Tapwater contaminated with deadly brain-eating amoeba has been discovered in North Monroe and Schriever, Louisiana.
Health officials assured residents that the tap water in these parishes are still safe to drink. But warned people to avoid getting any of it in their noses. Residents are scared.
Like in 2014, Louisiana’s Department of Health confirmed this week that brain-eating amoeba had been found in two water systems in the state.
Traces of Naegleria fowleri, a single-celled organism that can cause a rare, but fatal, brain disease, was found during routine water testing of Ouachita Parish’s North Monroe Water System and Terrebonne Parish’s Schriever Water System. Health officials assured residents that the tap water in these parishes are still safe to drink, but warned people to avoid getting any of it in their noses.
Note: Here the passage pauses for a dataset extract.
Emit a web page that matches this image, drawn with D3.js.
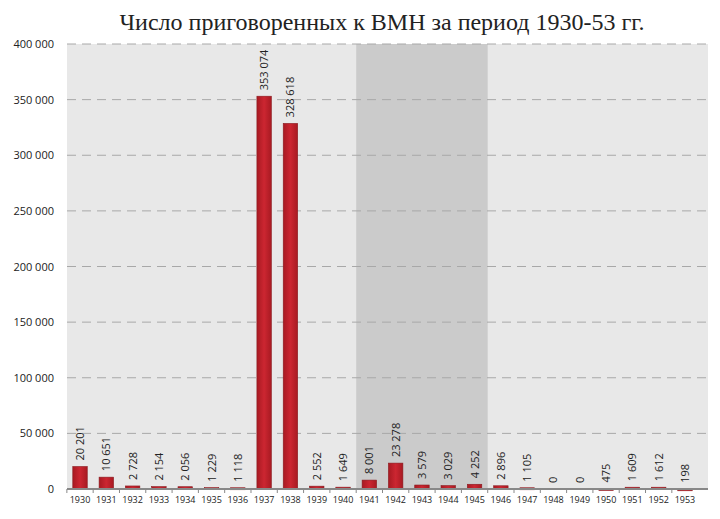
<!DOCTYPE html>
<html><head><meta charset="utf-8">
<script src="https://cdn.jsdelivr.net/npm/d3@7"></script>
<style>body{margin:0;background:#fff}</style>
</head><body><div id="chart"></div>
<script>
var years = ['1930','1931','1932','1933','1934','1935','1936','1937','1938','1939','1940','1941','1942','1943','1944','1945','1946','1947','1948','1949','1950','1951','1952','1953'];
var sentenced = [20201,10651,2728,2154,2056,1229,1118,353074,328618,2552,1649,8001,23278,3579,3029,4252,2896,1105,0,0,475,1609,1612,198];
var yTicks = [0,50000,100000,150000,200000,250000,300000,350000,400000];
var warYears = ['1941','1945'];

var W = 720, H = 519;
var svg = d3.select('#chart').append('svg').attr('width', W).attr('height', H);
var defs = svg.append('defs');
var grad = defs.append('linearGradient').attr('id', 'barGrad');
grad.append('stop').attr('offset', '0%').attr('stop-color', '#a81a22');
grad.append('stop').attr('offset', '50%').attr('stop-color', '#cc2631');
grad.append('stop').attr('offset', '100%').attr('stop-color', '#a81a22');

var x = d3.scaleBand().domain(years).range([67, 698]).paddingInner(0.45).paddingOuter(0.22);
var y = d3.scaleLinear().domain([0, 400000]).range([489, 44]);
var fmt = function (v) { return d3.format(',')(v).replace(/,/g, ' '); };

svg.append('rect').attr('x', 67).attr('y', 44).attr('width', 641).attr('height', 445).attr('fill', '#e8e8e8');
var step = x.step();
var bandX0 = x(warYears[0]) - x.bandwidth() * 0.0 - (step - x.bandwidth()) / 2;
var bandX1 = x(warYears[1]) + x.bandwidth() + (step - x.bandwidth()) / 2;
svg.append('rect').attr('x', bandX0).attr('y', 44).attr('width', bandX1 - bandX0).attr('height', 445).attr('fill', '#cbcbcb');

svg.append('g').selectAll('line').data(yTicks.slice(1)).enter().append('line')
    .attr('x1', 67).attr('x2', 708)
    .attr('y1', function (d) { return y(d); }).attr('y2', function (d) { return y(d); })
    .attr('stroke', '#a8a8a8').attr('stroke-dasharray', '9,6');

svg.append('g').selectAll('text').data(yTicks).enter().append('text')
    .attr('x', 54).attr('y', function (d) { return y(d) + 4; })
    .attr('text-anchor', 'end').attr('font-family', 'Open Sans').attr('font-size', 11).attr('fill', '#222')
    .text(fmt);

svg.append('g').selectAll('rect').data(sentenced).enter().append('rect')
    .attr('x', function (d, i) { return x(years[i]); })
    .attr('y', function (d) { return y(d) - (d > 0 ? 0 : 0); })
    .attr('width', x.bandwidth())
    .attr('height', function (d) { return Math.max(489 - y(d), d > 0 ? 2 : 0); })
    .attr('fill', 'url(#barGrad)').attr('stroke', '#8a1a1f').attr('stroke-width', 0.6);

// axis line
var axis = d3.axisBottom(x).tickSize(3).tickSizeOuter(0);
var ga = svg.append('g').attr('transform', 'translate(0,489)').call(axis);
ga.select('.domain').attr('stroke', '#888').attr('stroke-width', 2).attr('d', 'M67,0H708');
ga.selectAll('.tick line').attr('stroke', '#888').attr('x1', -step / 2).attr('x2', -step / 2).attr('y2', 4);
ga.selectAll('.tick text').attr('font-family', 'Open Sans').attr('font-size', 9).attr('fill', '#222').attr('dy', '0.9em');

svg.append('g').selectAll('text').data(sentenced).enter().append('text')
    .attr('transform', function (d, i) {
        var cx = x(years[i]) + x.bandwidth() / 2 + 4;
        return 'translate(' + cx + ',' + (y(d) - 6) + ') rotate(-90)';
    })
    .attr('font-family', 'Open Sans').attr('font-size', 11).attr('fill', '#222')
    .text(fmt);

svg.append('text').attr('x', 382).attr('y', 30).attr('text-anchor', 'middle')
    .attr('font-family', 'Liberation Serif').attr('font-size', 24).attr('fill', '#222')
    .text('Число приговоренных к ВМН за период 1930-53 гг.');
</script></body></html>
— LA Dept of Health (@LADeptHealth) June 29, 2017
Naegleria fowleri infections occur when contaminated water enters the nose and the amoeba travels to the brain where it destroys brain tissue, creating a disease known as Primary Amebic Meningoencephalitis (PAM).
Primary Amebic Meningoencephalitis or PAM
According to the Centers for Disease Control and Prevention, early symptoms of PAM can be similar to those of bacterial meningitis, including headache, fever and nausea. As the disease progresses, stiff neck, seizures and hallucinations can occur. In most cases, death soon follows.
The fatality rate of the infection is over 97 percent in the United States, though it’s a rare affliction with only 40 cases reported in the country between 2007 and 2016.
Drinking contaminated tap water cannot lead to infection, stressed the CDC ― but using it for nasal irrigation or accidentally getting it into your nose can. Of the 40 people in the U.S. infected since 2007, four cases were caused by contaminated tap water. Nasal irrigation was the culprit for three infections; the fourth involved a person using a backyard slip-n-slide. According to the CDC, the majority of infections in the U.S. have involved people swimming or diving in warm freshwater bodies like lakes and rivers.
Louisiana health officials said on Thursday that they’ve told the two water systems to use the “free chlorine method” for 60 days to kill any remaining amoeba. Moreover, they advised residents to continue following all precautions until testing no longer confirms the presence of the amoeba in the water system.
Residents are scared about the water infected by this brain-eating amoeba. So don’t take a bath or shower and get water in your nose unless you wanna get your brain eaten.